[Recorded data]
§
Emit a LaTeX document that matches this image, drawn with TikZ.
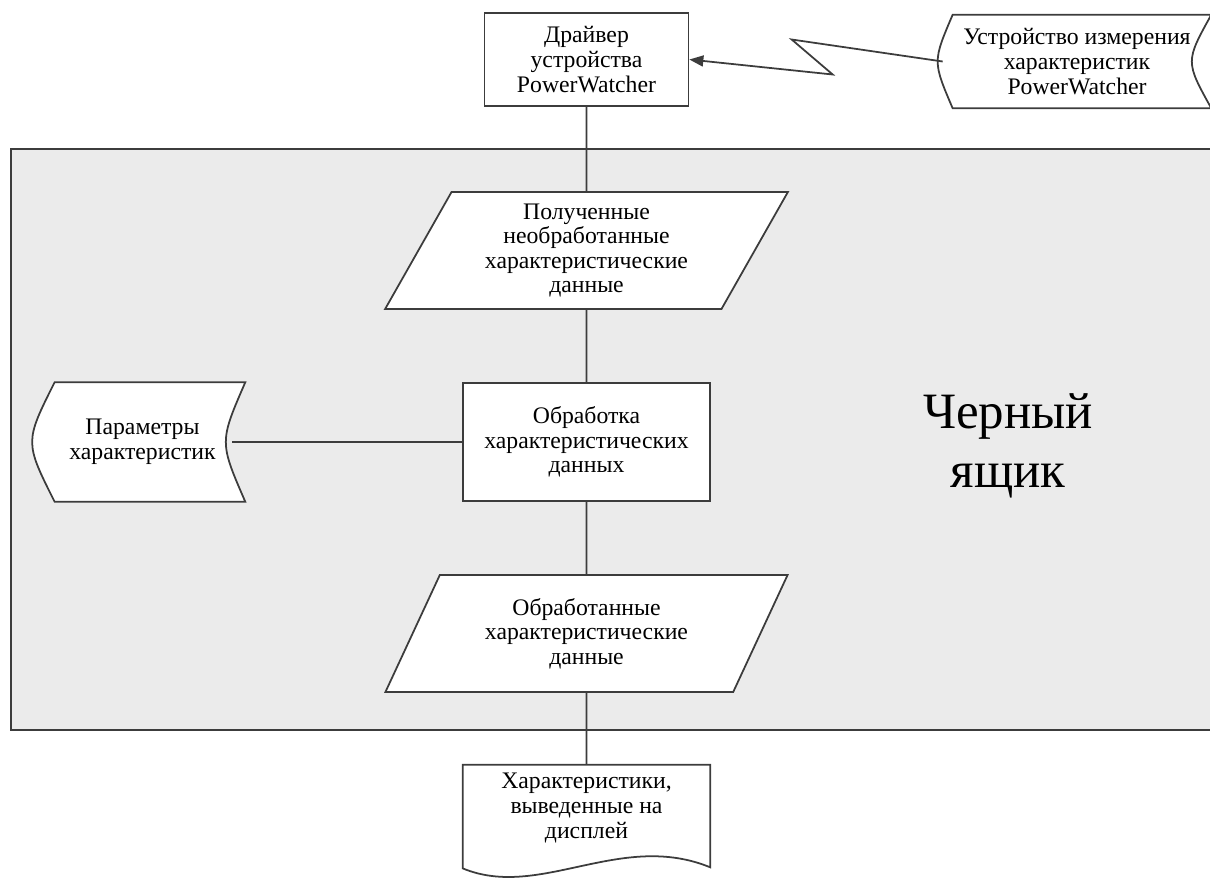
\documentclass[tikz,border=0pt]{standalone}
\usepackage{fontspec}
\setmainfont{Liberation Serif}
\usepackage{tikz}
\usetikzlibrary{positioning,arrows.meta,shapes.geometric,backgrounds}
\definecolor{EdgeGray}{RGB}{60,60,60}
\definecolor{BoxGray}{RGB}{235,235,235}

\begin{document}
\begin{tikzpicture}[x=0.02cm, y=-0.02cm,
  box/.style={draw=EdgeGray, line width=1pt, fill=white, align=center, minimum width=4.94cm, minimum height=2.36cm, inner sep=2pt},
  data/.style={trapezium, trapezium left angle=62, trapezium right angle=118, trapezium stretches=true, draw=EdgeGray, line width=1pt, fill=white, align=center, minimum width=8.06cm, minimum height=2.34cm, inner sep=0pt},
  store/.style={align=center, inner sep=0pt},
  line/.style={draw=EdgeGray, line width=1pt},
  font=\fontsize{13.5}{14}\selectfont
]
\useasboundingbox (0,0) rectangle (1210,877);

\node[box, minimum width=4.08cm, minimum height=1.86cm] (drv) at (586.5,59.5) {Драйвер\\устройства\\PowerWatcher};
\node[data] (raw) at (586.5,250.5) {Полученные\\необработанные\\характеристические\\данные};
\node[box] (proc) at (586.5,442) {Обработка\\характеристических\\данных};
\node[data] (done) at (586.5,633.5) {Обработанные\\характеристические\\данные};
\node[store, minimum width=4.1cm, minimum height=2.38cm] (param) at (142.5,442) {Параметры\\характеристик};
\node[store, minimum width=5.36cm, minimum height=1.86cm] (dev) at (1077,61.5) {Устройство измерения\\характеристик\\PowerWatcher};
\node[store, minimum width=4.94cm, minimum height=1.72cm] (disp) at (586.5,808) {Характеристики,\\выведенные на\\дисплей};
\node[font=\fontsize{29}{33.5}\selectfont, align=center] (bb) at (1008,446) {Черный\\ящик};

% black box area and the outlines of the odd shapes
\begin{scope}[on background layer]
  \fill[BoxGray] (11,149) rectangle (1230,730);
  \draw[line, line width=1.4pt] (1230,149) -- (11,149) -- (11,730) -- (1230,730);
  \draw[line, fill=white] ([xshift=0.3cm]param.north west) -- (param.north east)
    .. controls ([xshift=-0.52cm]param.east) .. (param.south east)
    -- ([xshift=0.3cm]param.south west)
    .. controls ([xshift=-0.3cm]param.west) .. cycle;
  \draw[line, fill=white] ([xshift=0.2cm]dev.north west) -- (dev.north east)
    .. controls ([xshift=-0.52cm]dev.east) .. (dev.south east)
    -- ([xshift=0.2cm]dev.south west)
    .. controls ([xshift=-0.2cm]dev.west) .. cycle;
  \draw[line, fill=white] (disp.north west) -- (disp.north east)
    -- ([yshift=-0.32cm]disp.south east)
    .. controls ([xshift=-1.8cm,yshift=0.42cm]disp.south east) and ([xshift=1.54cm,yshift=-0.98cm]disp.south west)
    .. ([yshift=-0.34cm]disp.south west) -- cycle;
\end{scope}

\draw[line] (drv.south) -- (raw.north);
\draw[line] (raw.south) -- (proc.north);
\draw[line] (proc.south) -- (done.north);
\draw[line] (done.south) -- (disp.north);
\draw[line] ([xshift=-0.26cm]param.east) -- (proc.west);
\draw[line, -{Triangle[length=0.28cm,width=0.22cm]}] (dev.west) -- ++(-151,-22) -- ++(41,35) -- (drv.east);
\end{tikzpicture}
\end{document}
§
[Exercise aim] In the data above, please extract the lines from the first one through the line with "align=center] (bb) at", exactly, and keep pictures out.

[Task response]
Emit a LaTeX document that matches this image, drawn with TikZ.
\documentclass[tikz,border=0pt]{standalone}
\usepackage{fontspec}
\setmainfont{Liberation Serif}
\usepackage{tikz}
\usetikzlibrary{positioning,arrows.meta,shapes.geometric,backgrounds}
\definecolor{EdgeGray}{RGB}{60,60,60}
\definecolor{BoxGray}{RGB}{235,235,235}

\begin{document}
\begin{tikzpicture}[x=0.02cm, y=-0.02cm,
  box/.style={draw=EdgeGray, line width=1pt, fill=white, align=center, minimum width=4.94cm, minimum height=2.36cm, inner sep=2pt},
  data/.style={trapezium, trapezium left angle=62, trapezium right angle=118, trapezium stretches=true, draw=EdgeGray, line width=1pt, fill=white, align=center, minimum width=8.06cm, minimum height=2.34cm, inner sep=0pt},
  store/.style={align=center, inner sep=0pt},
  line/.style={draw=EdgeGray, line width=1pt},
  font=\fontsize{13.5}{14}\selectfont
]
\useasboundingbox (0,0) rectangle (1210,877);

\node[box, minimum width=4.08cm, minimum height=1.86cm] (drv) at (586.5,59.5) {Драйвер\\устройства\\PowerWatcher};
\node[data] (raw) at (586.5,250.5) {Полученные\\необработанные\\характеристические\\данные};
\node[box] (proc) at (586.5,442) {Обработка\\характеристических\\данных};
\node[data] (done) at (586.5,633.5) {Обработанные\\характеристические\\данные};
\node[store, minimum width=4.1cm, minimum height=2.38cm] (param) at (142.5,442) {Параметры\\характеристик};
\node[store, minimum width=5.36cm, minimum height=1.86cm] (dev) at (1077,61.5) {Устройство измерения\\характеристик\\PowerWatcher};
\node[store, minimum width=4.94cm, minimum height=1.72cm] (disp) at (586.5,808) {Характеристики,\\выведенные на\\дисплей};
\node[font=\fontsize{29}{33.5}\selectfont, align=center] (bb) at (1008,446) {Черный\\ящик};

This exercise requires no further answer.